◆ **SHORT PROBLEM**
Reproduce the listing exactly and skip over any pictures.

◆ **PROVIDED RECORDS**

────

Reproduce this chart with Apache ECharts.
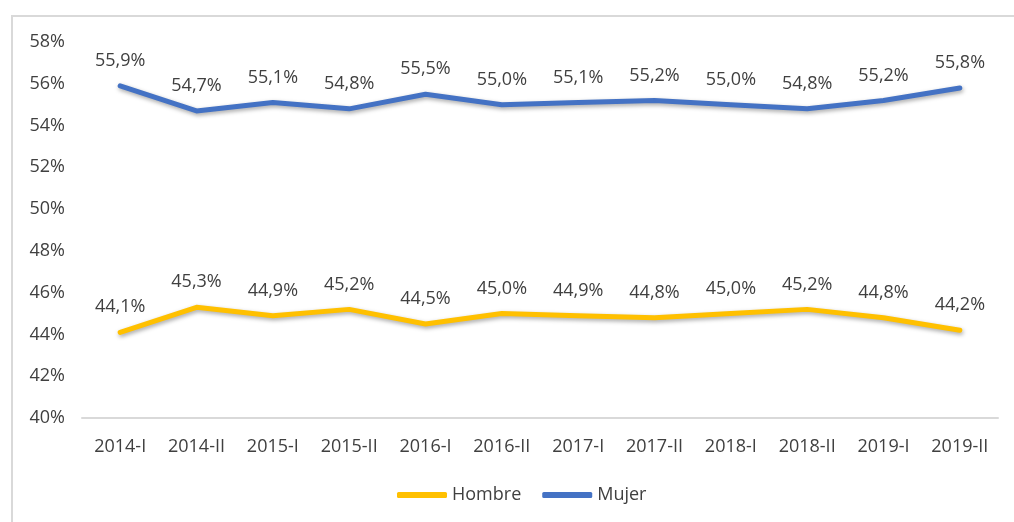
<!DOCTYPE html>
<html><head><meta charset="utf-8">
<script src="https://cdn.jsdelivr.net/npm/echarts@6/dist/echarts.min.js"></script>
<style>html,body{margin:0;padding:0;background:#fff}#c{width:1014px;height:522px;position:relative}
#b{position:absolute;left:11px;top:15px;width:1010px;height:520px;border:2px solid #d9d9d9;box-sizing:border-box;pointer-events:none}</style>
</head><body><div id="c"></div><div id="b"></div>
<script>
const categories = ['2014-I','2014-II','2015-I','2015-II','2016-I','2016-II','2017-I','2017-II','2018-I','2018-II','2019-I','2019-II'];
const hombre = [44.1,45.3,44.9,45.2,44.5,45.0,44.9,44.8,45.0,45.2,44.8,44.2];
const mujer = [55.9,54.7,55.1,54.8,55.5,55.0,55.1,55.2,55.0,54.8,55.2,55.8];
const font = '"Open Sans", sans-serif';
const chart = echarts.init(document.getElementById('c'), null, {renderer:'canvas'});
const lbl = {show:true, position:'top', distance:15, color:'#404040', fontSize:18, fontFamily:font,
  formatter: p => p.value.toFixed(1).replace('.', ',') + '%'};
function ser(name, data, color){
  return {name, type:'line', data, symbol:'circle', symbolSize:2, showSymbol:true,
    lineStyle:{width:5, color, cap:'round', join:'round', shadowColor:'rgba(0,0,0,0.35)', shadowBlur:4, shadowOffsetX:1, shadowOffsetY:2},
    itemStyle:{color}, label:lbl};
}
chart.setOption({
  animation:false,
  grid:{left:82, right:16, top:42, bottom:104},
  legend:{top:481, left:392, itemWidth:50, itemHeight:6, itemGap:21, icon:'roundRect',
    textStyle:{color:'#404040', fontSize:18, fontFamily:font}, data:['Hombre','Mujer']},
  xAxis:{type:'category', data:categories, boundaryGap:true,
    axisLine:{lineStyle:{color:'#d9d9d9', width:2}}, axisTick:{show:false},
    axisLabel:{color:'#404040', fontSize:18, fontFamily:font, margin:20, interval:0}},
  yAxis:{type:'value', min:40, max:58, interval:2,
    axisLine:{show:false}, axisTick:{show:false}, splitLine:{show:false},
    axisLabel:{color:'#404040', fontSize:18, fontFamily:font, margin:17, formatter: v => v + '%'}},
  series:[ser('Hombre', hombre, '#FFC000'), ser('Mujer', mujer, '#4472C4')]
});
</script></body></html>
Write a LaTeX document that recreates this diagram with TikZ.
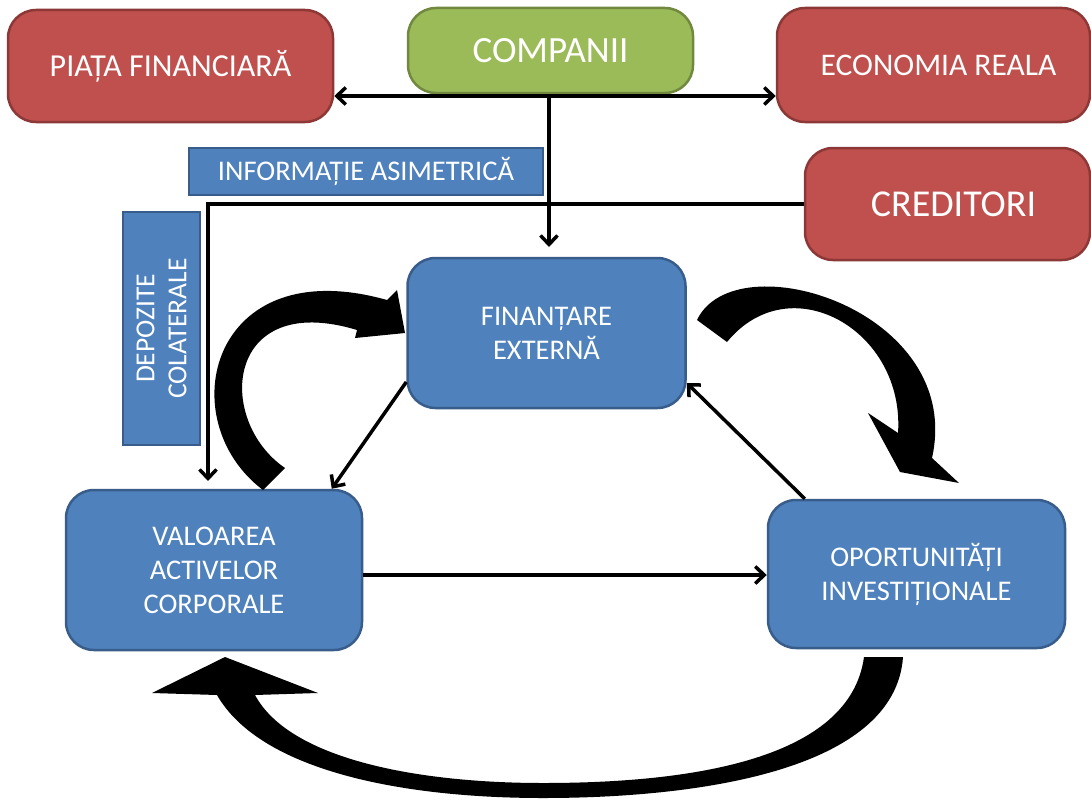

────

◆ **OUTPUT OF THE EXERCISE**
Reproduce this chart with Apache ECharts.
<!DOCTYPE html>
<html><head><meta charset="utf-8">
<script src="https://cdn.jsdelivr.net/npm/echarts@6/dist/echarts.min.js"></script>
<style>html,body{margin:0;padding:0;background:#fff}#c{width:1014px;height:522px;position:relative}
#b{position:absolute;left:11px;top:15px;width:1010px;height:520px;border:2px solid #d9d9d9;box-sizing:border-box;pointer-events:none}</style>
</head><body><div id="c"></div><div id="b"></div>
<script>
const categories = ['2014-I','2014-II','2015-I','2015-II','2016-I','2016-II','2017-I','2017-II','2018-I','2018-II','2019-I','2019-II'];
const hombre = [44.1,45.3,44.9,45.2,44.5,45.0,44.9,44.8,45.0,45.2,44.8,44.2];
const mujer = [55.9,54.7,55.1,54.8,55.5,55.0,55.1,55.2,55.0,54.8,55.2,55.8];
const font = '"Open Sans", sans-serif';
const chart = echarts.init(document.getElementById('c'), null, {renderer:'canvas'});
const lbl = {show:true, position:'top', distance:15, color:'#404040', fontSize:18, fontFamily:font,
  formatter: p => p.value.toFixed(1).replace('.', ',') + '%'};
function ser(name, data, color){
  return {name, type:'line', data, symbol:'circle', symbolSize:2, showSymbol:true,
    lineStyle:{width:5, color, cap:'round', join:'round', shadowColor:'rgba(0,0,0,0.35)', shadowBlur:4, shadowOffsetX:1, shadowOffsetY:2},
    itemStyle:{color}, label:lbl};
}
chart.setOption({
  animation:false,
  grid:{left:82, right:16, top:42, bottom:104},
  legend:{top:481, left:392, itemWidth:50, itemHeight:6, itemGap:21, icon:'roundRect',
    textStyle:{color:'#404040', fontSize:18, fontFamily:font}, data:['Hombre','Mujer']},
  xAxis:{type:'category', data:categories, boundaryGap:true,
    axisLine:{lineStyle:{color:'#d9d9d9', width:2}}, axisTick:{show:false},
    axisLabel:{color:'#404040', fontSize:18, fontFamily:font, margin:20, interval:0}},
  yAxis:{type:'value', min:40, max:58, interval:2,
    axisLine:{show:false}, axisTick:{show:false}, splitLine:{show:false},
    axisLabel:{color:'#404040', fontSize:18, fontFamily:font, margin:17, formatter: v => v + '%'}},
  series:[ser('Hombre', hombre, '#FFC000'), ser('Mujer', mujer, '#4472C4')]
});
</script></body></html>
Write a LaTeX document that recreates this diagram with TikZ.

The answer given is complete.